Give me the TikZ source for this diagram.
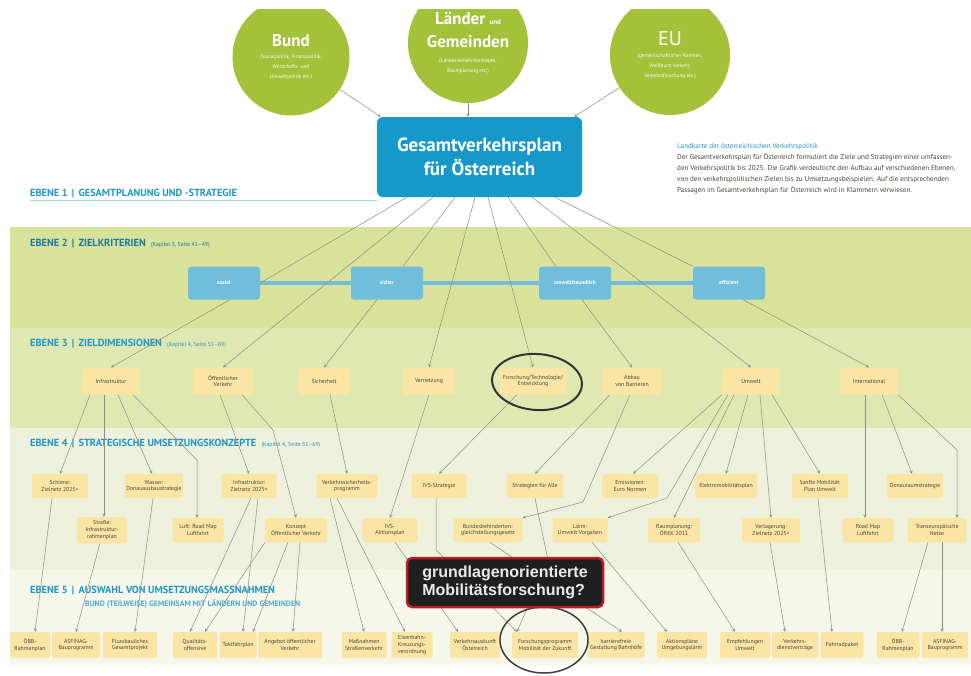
= = =
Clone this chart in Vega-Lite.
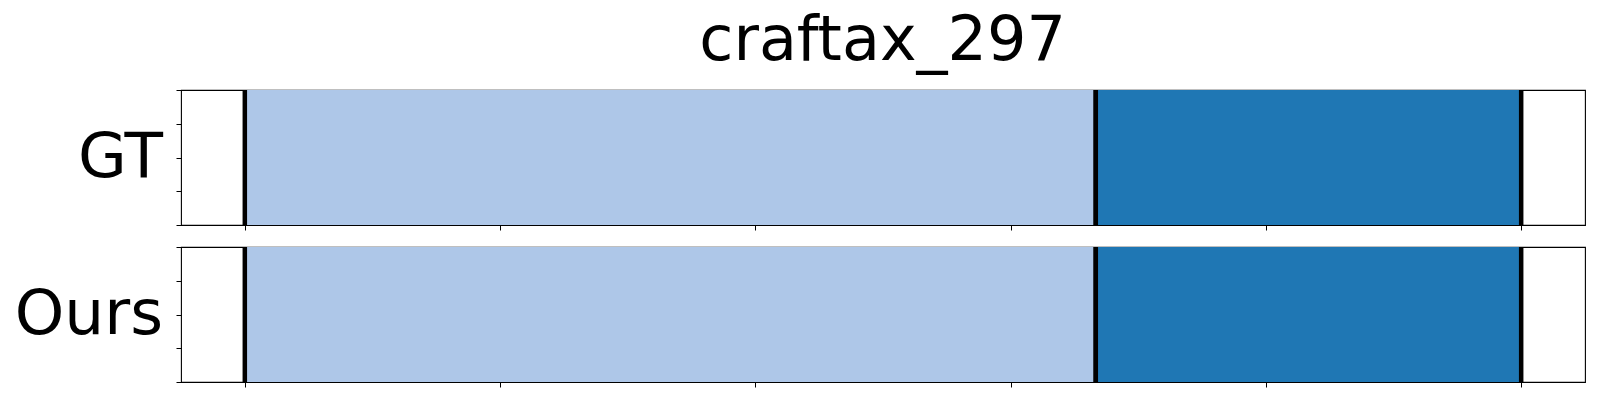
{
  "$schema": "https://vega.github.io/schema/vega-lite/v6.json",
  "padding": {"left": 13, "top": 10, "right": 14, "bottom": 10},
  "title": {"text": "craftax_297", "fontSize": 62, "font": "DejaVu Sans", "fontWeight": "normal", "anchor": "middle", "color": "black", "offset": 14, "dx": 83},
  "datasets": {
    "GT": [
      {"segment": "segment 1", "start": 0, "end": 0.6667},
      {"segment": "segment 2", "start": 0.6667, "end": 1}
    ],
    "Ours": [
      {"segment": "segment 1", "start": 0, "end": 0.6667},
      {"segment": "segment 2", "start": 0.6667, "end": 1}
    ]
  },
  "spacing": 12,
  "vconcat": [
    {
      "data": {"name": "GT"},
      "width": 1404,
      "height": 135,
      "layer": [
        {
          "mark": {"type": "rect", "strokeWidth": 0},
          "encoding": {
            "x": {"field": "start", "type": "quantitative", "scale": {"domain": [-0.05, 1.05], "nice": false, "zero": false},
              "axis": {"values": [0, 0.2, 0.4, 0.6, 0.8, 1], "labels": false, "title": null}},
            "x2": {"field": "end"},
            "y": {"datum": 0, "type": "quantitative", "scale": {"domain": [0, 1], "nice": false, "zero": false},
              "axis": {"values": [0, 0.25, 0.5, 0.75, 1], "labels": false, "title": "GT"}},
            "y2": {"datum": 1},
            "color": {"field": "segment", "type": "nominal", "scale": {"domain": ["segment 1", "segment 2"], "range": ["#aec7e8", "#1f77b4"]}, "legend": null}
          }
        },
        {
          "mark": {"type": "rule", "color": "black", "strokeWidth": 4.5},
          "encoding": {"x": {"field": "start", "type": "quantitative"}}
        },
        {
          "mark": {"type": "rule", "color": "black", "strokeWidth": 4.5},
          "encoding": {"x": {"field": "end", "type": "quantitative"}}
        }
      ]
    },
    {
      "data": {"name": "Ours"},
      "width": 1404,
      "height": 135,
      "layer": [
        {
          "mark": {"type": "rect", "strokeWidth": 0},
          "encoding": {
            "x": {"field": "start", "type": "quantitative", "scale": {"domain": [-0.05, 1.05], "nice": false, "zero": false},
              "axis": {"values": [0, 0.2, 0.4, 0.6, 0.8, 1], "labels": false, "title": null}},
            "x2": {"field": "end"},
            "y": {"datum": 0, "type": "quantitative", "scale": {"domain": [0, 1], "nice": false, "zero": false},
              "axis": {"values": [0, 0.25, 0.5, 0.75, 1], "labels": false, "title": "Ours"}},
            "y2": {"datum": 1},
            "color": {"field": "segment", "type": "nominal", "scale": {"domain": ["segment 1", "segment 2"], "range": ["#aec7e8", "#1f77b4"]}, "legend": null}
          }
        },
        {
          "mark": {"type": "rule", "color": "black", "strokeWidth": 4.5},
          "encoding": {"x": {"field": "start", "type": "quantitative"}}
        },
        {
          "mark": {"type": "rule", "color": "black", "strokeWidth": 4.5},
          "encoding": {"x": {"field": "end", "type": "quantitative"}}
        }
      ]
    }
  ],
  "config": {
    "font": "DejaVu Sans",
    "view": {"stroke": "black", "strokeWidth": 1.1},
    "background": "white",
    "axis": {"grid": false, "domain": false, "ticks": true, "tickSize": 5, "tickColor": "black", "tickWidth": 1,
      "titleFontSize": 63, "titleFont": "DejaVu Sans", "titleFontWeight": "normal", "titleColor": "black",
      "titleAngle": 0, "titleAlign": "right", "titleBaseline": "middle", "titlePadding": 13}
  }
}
= = =
DESCRIPTION OF THE TASK: Copy each line containing the word "this" from the data.

RESULT OF THE TASK:
Give me the TikZ source for this diagram.
Clone this chart in Vega-Lite.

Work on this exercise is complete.